In 2006, Dominicans burned Haitian shanties around Hatillo Palma in Montecristi province, in reprisal for the murder of a Dominican couple. The Dominican army deported hundreds, and the violence drove thousands more away. The banana growers were stripped of their workforce and the harvest suffered.

But aside from such upheavals, agriculturalists confront significant challenges. The coffee industry currently suffers governmental neglect, rising production costs, and deficient financing and technology.

The plantations are located in mountainous regions that lack electricity, aqueducts, good roads and social services. Coffee growers must depend on cheap labour, but this creates problems as well.

The low pay fails to attract Dominicans, who have been replaced by migrant Haitians. They are untrained, undiscriminating (picking green along with ripe berries in order to fill their baskets more quickly), and uncomprehending, since many do not speak Spanish, according to their Dominican overseers.

The heavy presence of Haitians in the agricultural workforce is a natural extension of the fact that this population traditionally worked the “zafra”, or sugar harvest. The sugar companies recruited, transported and deported this force as it suited their needs.

Head north from the capital on the Duarte Highway, and once descended from the heights of Pedro Brand you discover a stretch of fragrant orange groves riding the skirts of dramatic mountains. The roadside is also dotted with the usual brightly coloured, tin-roofed shacks that are a stock feature of generic Dominican painting.

But if you look carefully to the right at certain spots you will spy a different kind of housing, small barracks, the remnants of another agricultural economy which prevailed here in the past century.

These were once sugar cane fields. The small communities that cling to its fringes are called “bateys”, worker settlements notorious for their misery and neglect. The current generation does not cut cane, they work the orange groves. But their social ostracism has not altered much.

Michel arrived from Haiti in the latter half of the past century and now lives in Batey KM43. He and his children and grandchildren occupy a small wooden house that barely contains all the members and their effusive spirits.

What challenges them is social and political legitimacy.

While Michel has lived here long enough to preside over two subsequent generations of offspring, he has no cedula, the wallet-sized card that every Dominican citizen must carry to certify his or her citizenship. Without it, one technically cannot procure basic services, and one’s political rights are in jeopardy.

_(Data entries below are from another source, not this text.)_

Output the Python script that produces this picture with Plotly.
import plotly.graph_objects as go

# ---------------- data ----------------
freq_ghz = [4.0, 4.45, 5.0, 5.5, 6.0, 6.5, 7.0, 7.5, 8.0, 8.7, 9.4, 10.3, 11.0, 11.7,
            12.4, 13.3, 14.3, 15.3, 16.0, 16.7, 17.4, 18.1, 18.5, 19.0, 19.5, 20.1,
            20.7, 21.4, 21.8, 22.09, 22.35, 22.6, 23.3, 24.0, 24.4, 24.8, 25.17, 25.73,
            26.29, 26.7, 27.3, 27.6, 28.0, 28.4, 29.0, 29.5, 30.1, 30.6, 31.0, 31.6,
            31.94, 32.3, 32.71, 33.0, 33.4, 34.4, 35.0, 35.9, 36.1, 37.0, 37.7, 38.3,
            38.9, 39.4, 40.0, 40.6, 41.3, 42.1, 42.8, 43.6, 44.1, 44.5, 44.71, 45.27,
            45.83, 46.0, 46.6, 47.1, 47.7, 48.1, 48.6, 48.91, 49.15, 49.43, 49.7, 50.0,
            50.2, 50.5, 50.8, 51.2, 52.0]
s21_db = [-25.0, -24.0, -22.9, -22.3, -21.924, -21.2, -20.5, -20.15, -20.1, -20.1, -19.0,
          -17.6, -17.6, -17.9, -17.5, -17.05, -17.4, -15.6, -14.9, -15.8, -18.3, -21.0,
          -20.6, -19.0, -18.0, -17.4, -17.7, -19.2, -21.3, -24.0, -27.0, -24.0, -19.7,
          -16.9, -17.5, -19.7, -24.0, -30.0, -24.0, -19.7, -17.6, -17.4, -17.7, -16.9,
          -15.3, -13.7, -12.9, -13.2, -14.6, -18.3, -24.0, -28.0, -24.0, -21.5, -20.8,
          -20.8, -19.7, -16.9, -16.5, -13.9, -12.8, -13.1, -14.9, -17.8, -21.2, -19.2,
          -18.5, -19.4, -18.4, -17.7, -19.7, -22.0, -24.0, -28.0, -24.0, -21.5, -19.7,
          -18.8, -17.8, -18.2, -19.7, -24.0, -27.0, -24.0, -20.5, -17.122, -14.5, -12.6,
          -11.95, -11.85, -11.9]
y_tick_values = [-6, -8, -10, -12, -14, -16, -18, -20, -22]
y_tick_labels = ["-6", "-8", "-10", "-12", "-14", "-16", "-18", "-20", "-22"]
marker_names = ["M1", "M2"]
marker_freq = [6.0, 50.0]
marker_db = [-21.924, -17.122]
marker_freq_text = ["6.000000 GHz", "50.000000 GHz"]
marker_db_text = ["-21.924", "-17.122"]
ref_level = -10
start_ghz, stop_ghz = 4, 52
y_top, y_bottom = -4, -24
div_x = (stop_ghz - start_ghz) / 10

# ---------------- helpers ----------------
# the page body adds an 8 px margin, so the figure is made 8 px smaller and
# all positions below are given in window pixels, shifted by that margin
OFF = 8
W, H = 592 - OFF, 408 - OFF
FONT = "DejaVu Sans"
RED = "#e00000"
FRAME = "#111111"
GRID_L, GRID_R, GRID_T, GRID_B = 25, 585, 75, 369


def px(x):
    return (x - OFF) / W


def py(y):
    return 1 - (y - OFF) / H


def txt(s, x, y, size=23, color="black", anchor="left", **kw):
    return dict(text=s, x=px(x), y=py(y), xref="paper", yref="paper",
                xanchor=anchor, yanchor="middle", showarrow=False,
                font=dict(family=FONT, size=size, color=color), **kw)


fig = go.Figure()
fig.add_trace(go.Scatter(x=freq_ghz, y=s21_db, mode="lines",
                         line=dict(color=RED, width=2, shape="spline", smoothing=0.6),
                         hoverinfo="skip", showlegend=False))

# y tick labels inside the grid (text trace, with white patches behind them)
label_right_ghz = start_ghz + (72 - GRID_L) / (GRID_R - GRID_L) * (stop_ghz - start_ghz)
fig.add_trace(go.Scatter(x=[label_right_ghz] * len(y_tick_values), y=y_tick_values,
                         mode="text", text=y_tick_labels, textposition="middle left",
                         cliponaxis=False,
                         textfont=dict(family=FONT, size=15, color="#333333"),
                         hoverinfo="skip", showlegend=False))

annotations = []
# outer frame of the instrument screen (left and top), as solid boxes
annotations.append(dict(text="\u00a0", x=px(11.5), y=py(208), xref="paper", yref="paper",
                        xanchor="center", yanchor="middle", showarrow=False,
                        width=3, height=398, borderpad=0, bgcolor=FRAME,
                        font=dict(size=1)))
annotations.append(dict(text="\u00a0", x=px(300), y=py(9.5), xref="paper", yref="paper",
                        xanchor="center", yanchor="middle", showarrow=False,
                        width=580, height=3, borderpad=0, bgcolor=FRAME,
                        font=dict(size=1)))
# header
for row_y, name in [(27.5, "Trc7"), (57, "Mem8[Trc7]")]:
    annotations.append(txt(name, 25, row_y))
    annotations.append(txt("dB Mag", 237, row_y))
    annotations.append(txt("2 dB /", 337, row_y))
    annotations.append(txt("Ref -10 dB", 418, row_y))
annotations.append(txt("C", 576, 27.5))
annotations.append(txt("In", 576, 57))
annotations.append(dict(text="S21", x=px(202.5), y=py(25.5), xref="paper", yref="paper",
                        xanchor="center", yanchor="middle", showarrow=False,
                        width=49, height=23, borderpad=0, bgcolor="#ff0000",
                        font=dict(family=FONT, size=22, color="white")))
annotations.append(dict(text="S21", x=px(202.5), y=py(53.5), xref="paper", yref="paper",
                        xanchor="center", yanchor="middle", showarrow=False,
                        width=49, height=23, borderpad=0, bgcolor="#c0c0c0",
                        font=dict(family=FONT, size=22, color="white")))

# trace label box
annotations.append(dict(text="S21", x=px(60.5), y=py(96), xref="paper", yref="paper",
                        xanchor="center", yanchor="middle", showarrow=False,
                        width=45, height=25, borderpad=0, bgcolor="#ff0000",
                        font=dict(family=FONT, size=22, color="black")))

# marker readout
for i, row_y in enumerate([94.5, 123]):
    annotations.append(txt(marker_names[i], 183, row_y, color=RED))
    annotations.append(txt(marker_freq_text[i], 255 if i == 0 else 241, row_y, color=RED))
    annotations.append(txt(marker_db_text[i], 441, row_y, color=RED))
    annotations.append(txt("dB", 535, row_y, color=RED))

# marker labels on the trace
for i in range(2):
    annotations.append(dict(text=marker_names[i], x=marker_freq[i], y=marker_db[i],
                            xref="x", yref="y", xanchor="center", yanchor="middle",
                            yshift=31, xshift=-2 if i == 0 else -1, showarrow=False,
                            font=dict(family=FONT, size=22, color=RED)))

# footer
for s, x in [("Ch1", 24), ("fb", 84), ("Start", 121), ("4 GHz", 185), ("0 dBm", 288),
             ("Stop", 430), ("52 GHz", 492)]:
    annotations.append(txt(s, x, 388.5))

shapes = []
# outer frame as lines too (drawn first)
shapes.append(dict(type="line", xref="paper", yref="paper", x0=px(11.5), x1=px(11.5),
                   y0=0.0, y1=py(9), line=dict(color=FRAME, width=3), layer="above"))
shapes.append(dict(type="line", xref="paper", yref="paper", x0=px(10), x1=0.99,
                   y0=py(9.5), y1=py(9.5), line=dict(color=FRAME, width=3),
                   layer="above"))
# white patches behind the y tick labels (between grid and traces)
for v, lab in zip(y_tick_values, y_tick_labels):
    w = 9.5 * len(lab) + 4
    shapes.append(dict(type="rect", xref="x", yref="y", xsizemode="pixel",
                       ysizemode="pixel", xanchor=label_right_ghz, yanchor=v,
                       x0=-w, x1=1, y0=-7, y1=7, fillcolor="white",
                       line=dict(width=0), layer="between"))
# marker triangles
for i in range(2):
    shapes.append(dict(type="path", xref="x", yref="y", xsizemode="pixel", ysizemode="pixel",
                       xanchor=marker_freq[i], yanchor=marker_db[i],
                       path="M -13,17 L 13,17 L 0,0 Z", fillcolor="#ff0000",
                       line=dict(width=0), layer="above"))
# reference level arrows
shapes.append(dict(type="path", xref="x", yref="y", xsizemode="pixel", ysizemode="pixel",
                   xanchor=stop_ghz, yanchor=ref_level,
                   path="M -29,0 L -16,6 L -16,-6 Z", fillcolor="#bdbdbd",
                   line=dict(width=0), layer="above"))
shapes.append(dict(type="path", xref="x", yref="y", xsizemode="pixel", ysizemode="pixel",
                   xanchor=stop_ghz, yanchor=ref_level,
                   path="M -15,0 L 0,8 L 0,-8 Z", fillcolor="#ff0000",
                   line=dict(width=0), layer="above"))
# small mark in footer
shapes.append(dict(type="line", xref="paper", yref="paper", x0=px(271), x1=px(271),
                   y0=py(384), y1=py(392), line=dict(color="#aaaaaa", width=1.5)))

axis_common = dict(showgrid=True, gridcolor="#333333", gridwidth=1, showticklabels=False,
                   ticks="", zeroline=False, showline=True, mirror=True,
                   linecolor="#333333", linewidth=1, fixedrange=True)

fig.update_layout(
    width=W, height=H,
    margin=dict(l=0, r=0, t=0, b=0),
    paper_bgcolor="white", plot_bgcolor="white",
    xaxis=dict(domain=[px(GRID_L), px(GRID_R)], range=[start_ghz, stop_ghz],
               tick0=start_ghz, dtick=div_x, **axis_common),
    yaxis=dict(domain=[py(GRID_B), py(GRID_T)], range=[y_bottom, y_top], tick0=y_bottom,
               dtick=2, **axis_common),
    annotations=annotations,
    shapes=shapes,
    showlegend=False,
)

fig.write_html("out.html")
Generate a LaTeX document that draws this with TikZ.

Though the Dominican government has been widely praised for its response to the Haitian earthquake, it has not been as charitable toward its long-term resident population of Haitian migrant workers. It has instead pursued a policy of exclusion.

This policy depends for its justification on the constitution’s controversial definition of citizenship, which would deny this privilege to anyone born of “foreigners who are in transit or reside illegally in Dominican territory…”

The irony that Michel can be defined as a foreigner in transit despite having been legally hired by the mill and rooted to this spot for decades is entirely lost on the civil authorities who adjudicate such matters in the dilapidated governmental offices in nearby Altagracia.

“I have the card that the mill gave me,” he says, holding up a tattered and faded bit of paper that ratifies his work status. “But this don’t do me any good.” If anything, it works against him.

Just his name is enough to cause them to reject his application. They write “Haitian” on a slip of paper and toss the folder in the backroom among mountains of disorganised files where it will never be found.

Because Michel is considered an “illegal”, his whole family has had to struggle to acquire legal documentation. His grandson, Michel Jr., despite having won an award in a rap competition in Higuey, cannot get work as a performer or even enter any of the resorts for lack of a cedula.

You reap what you sow. But for those who are denied the fruits of their labour, there is only the sweat and pain of Adam’s curse.